— Entries shown —
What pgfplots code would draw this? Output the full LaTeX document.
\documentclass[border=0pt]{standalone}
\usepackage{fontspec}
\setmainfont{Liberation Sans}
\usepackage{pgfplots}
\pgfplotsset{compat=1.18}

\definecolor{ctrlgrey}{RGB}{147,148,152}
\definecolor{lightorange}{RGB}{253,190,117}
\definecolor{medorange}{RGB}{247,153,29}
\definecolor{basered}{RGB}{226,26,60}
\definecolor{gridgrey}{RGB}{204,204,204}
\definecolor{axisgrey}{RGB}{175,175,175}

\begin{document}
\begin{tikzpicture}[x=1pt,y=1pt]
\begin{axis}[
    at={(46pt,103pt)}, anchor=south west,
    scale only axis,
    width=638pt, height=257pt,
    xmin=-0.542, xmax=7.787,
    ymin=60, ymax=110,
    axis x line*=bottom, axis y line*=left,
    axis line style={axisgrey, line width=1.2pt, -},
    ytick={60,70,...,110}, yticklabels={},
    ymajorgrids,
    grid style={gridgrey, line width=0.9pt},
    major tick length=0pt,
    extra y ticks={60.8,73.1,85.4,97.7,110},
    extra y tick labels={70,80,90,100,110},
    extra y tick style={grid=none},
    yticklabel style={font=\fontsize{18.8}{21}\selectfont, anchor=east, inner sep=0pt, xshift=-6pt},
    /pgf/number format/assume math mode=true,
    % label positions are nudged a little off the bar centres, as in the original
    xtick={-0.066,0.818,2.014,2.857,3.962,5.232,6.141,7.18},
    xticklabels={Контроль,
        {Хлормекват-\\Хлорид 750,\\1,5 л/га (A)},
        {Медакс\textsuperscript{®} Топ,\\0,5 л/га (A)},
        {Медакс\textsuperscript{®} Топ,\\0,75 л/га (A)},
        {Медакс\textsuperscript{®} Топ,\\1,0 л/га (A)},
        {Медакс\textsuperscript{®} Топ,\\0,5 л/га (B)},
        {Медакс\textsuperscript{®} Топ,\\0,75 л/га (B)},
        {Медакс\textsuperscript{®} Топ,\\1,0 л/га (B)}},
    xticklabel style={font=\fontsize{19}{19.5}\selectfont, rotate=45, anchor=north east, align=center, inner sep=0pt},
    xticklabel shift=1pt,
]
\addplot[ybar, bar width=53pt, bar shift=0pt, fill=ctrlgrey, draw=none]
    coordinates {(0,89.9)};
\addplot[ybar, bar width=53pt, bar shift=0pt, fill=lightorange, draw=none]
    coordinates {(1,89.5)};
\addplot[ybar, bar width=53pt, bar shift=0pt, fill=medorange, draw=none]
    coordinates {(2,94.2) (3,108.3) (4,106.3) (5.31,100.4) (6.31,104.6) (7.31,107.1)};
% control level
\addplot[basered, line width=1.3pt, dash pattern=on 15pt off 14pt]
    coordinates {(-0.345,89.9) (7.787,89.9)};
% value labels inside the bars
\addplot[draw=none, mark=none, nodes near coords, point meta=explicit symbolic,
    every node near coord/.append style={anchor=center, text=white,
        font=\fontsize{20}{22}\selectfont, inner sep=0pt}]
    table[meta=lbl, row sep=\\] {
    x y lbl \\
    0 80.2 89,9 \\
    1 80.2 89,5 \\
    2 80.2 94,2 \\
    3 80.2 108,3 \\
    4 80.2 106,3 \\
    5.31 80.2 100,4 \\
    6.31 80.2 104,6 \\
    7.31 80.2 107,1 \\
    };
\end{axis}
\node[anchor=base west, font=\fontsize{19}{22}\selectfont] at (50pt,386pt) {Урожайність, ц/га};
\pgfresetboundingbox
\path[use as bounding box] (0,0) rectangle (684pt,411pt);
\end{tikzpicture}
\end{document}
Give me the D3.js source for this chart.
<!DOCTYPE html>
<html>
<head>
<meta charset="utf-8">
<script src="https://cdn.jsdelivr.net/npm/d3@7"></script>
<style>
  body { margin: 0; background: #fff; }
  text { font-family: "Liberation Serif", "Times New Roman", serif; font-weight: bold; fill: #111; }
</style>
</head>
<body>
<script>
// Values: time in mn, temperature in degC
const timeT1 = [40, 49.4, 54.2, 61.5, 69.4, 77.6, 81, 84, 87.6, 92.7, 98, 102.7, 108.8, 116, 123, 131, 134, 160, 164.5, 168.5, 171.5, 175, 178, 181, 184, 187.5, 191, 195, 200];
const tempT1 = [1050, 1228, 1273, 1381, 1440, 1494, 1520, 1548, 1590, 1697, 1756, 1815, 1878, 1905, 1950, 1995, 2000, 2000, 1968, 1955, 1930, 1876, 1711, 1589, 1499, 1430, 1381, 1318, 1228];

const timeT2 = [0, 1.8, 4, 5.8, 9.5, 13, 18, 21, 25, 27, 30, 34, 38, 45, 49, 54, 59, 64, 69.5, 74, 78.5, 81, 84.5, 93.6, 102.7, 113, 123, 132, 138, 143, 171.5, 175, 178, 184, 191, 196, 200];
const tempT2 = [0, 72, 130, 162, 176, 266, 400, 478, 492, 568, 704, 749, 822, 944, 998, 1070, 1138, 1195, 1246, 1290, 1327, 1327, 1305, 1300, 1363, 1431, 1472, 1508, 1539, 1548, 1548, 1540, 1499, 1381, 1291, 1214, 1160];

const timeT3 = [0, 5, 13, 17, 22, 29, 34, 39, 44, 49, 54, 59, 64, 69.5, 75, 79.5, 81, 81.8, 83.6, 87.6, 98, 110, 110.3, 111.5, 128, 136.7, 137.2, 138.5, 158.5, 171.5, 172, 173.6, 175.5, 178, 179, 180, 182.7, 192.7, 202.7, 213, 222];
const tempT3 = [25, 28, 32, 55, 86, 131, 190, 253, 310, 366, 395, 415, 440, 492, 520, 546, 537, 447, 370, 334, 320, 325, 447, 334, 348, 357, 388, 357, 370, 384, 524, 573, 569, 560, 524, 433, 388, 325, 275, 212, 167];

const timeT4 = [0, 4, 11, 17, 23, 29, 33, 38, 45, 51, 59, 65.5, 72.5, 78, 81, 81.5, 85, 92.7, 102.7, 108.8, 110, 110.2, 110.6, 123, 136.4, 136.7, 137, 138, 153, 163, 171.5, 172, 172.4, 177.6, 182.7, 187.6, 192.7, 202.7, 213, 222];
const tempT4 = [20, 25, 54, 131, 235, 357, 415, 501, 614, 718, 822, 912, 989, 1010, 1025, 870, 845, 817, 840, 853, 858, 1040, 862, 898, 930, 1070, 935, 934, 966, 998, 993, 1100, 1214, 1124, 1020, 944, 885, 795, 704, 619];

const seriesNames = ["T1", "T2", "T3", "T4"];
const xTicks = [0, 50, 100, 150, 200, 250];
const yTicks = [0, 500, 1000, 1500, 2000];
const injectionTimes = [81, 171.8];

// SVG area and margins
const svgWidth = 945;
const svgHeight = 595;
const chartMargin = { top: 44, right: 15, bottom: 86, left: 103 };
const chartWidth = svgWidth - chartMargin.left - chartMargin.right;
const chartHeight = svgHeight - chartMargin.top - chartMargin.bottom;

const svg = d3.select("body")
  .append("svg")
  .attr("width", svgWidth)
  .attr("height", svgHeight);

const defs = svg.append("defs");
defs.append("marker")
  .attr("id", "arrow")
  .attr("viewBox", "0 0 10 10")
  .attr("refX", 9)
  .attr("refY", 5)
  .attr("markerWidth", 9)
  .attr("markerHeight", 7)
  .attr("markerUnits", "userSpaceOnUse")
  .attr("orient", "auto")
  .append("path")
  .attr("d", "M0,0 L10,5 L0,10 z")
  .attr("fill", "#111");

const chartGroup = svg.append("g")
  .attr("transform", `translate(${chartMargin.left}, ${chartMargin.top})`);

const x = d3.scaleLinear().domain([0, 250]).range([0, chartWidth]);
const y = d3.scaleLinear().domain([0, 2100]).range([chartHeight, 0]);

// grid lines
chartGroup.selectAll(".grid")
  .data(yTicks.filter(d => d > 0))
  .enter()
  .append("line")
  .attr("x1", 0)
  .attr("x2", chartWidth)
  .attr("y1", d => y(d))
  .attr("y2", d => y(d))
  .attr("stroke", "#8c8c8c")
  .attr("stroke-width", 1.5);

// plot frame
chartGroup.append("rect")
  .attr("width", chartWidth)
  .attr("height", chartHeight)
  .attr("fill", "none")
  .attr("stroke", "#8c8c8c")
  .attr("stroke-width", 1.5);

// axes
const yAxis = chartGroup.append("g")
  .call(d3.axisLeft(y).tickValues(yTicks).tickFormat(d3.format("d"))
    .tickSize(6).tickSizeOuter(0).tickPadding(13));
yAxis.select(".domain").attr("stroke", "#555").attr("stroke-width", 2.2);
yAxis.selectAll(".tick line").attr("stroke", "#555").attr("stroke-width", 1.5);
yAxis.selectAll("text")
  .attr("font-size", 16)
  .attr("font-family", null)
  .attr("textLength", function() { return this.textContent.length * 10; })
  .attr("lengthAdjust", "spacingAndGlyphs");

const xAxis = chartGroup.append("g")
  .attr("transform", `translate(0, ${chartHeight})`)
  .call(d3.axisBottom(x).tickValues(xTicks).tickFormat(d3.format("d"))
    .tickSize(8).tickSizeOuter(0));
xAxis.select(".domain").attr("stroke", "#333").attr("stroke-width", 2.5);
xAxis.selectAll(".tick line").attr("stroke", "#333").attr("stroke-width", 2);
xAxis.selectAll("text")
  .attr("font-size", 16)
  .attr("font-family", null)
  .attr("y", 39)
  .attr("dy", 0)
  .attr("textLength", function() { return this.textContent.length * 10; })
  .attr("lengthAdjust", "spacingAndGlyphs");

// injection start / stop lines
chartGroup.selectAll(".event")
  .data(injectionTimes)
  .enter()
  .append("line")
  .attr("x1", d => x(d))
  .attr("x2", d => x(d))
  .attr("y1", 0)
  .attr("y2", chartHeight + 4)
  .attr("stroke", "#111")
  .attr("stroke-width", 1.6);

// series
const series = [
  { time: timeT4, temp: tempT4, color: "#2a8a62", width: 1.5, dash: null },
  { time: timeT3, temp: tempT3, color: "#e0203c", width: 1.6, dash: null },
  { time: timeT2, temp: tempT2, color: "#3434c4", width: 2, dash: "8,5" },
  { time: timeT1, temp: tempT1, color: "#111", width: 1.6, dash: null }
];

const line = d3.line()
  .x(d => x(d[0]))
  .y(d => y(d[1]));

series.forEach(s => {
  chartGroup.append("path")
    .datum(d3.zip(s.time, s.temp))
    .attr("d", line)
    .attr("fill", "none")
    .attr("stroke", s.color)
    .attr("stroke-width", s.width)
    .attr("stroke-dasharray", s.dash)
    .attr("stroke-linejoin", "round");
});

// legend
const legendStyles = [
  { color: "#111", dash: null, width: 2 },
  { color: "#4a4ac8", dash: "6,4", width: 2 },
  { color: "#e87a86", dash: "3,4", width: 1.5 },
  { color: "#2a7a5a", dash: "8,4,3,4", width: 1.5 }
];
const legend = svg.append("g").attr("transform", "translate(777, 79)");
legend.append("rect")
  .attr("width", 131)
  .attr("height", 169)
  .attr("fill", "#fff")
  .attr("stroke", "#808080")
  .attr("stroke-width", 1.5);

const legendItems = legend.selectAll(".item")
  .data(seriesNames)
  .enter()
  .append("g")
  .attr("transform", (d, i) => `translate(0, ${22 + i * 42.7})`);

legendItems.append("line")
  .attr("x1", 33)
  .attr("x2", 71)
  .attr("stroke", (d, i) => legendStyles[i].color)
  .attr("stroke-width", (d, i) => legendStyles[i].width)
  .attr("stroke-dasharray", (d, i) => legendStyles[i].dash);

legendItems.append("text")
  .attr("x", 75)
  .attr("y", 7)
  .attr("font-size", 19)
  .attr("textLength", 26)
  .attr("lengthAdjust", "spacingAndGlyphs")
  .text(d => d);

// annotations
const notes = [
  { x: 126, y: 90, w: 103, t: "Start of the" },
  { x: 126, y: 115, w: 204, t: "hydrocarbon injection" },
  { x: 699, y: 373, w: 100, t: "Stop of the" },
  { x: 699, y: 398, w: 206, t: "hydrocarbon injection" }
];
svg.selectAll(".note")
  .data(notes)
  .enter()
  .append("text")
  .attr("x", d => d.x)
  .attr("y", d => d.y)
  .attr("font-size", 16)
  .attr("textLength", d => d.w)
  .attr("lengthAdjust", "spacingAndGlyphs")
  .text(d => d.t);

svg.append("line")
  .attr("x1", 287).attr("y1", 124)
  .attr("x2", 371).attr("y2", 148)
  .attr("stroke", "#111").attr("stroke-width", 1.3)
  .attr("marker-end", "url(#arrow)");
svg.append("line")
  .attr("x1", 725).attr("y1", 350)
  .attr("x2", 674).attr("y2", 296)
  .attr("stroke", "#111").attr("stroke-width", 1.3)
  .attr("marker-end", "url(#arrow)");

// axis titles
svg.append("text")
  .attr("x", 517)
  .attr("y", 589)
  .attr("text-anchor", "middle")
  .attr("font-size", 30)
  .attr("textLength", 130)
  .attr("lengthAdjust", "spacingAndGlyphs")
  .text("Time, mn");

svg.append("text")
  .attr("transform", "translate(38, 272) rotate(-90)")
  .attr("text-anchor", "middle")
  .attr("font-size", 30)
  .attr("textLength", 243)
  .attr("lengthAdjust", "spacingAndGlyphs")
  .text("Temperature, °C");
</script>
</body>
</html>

— What this task involves —
Nothing but the lines from the one with "Give me the D3.js source for this chart." through the one with "1381, 1318, 1228];" should be repeated, and each exactly.

— Exercise answer —
Give me the D3.js source for this chart.
<!DOCTYPE html>
<html>
<head>
<meta charset="utf-8">
<script src="https://cdn.jsdelivr.net/npm/d3@7"></script>
<style>
  body { margin: 0; background: #fff; }
  text { font-family: "Liberation Serif", "Times New Roman", serif; font-weight: bold; fill: #111; }
</style>
</head>
<body>
<script>
// Values: time in mn, temperature in degC
const timeT1 = [40, 49.4, 54.2, 61.5, 69.4, 77.6, 81, 84, 87.6, 92.7, 98, 102.7, 108.8, 116, 123, 131, 134, 160, 164.5, 168.5, 171.5, 175, 178, 181, 184, 187.5, 191, 195, 200];
const tempT1 = [1050, 1228, 1273, 1381, 1440, 1494, 1520, 1548, 1590, 1697, 1756, 1815, 1878, 1905, 1950, 1995, 2000, 2000, 1968, 1955, 1930, 1876, 1711, 1589, 1499, 1430, 1381, 1318, 1228];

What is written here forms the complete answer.